EXERCISE GOAL:
Please count the lines below that contain the word "code", and reply with that number alone.

EXERCISE INPUTS:
* start *

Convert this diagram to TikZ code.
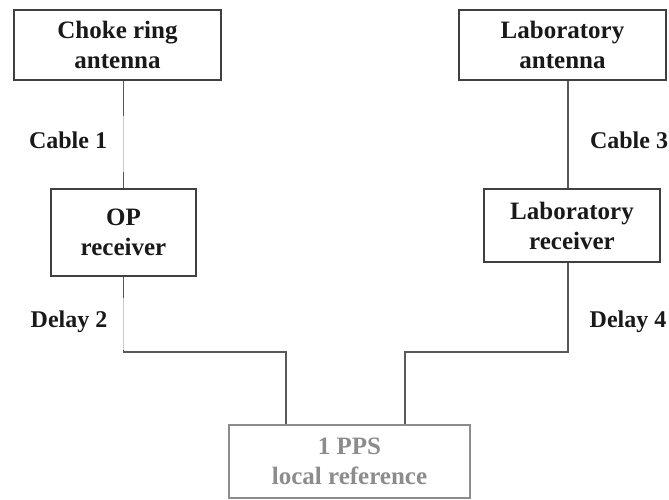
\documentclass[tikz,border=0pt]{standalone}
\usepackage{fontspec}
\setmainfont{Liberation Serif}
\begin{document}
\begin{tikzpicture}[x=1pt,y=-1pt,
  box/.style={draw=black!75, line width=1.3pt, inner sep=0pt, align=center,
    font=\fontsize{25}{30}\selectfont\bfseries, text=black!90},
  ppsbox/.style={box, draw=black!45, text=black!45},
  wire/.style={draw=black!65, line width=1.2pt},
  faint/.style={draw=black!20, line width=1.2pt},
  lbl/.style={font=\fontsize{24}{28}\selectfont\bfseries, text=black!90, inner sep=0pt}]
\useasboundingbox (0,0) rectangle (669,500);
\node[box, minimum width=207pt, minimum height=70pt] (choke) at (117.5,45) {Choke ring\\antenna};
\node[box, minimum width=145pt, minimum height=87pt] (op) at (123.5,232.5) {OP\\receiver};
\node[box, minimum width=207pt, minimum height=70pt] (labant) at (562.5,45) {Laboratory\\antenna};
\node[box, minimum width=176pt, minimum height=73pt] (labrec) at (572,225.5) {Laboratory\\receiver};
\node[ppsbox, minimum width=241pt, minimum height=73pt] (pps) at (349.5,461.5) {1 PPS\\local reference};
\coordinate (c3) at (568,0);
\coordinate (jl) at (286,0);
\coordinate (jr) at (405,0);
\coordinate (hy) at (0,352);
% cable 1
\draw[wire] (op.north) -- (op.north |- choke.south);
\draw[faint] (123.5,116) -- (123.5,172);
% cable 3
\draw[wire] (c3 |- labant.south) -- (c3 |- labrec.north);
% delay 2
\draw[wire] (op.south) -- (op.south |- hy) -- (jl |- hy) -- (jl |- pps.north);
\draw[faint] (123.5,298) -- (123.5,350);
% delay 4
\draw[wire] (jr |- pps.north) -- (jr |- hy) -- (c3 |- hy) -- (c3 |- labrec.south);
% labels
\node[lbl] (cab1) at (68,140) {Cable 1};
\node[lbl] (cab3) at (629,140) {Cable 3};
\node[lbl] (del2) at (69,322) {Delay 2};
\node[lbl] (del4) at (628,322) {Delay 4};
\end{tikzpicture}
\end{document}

* end *
* start *

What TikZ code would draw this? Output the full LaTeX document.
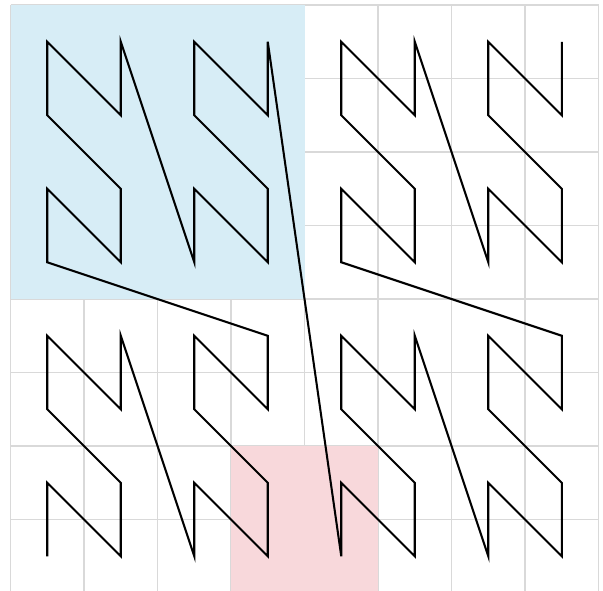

* end *
* start *

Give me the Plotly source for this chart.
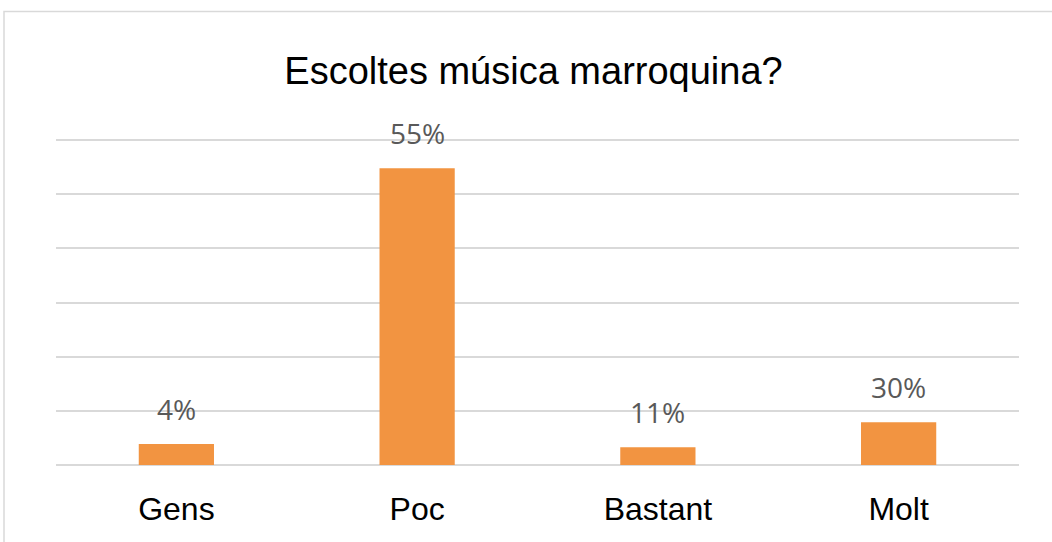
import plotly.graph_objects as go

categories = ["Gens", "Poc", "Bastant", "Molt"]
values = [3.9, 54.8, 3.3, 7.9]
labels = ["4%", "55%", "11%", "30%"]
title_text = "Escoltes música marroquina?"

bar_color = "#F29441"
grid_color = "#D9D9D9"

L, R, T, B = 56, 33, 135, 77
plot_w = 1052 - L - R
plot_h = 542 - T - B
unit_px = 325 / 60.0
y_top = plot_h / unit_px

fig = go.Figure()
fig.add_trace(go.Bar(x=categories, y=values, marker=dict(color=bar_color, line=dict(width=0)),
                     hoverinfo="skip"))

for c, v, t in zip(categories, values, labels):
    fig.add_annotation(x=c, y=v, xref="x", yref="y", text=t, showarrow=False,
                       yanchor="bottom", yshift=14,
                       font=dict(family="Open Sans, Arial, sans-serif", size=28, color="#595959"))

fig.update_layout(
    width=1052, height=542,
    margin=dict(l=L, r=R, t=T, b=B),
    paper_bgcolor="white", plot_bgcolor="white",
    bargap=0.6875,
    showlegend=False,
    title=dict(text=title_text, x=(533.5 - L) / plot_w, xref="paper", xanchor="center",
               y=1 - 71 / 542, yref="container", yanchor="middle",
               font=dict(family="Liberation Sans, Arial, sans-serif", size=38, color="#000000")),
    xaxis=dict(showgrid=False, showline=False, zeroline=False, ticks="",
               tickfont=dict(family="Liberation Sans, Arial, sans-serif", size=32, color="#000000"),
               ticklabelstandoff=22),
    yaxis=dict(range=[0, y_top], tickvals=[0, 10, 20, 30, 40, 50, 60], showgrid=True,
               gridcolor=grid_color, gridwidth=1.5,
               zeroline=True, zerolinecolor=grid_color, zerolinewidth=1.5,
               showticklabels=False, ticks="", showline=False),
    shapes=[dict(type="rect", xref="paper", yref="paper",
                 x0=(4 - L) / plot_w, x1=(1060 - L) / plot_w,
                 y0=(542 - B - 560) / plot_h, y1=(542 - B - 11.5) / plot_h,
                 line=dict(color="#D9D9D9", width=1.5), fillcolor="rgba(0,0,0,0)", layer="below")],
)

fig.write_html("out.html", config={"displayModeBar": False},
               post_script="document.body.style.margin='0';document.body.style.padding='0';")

* end *

EXERCISE RESPONSE:
2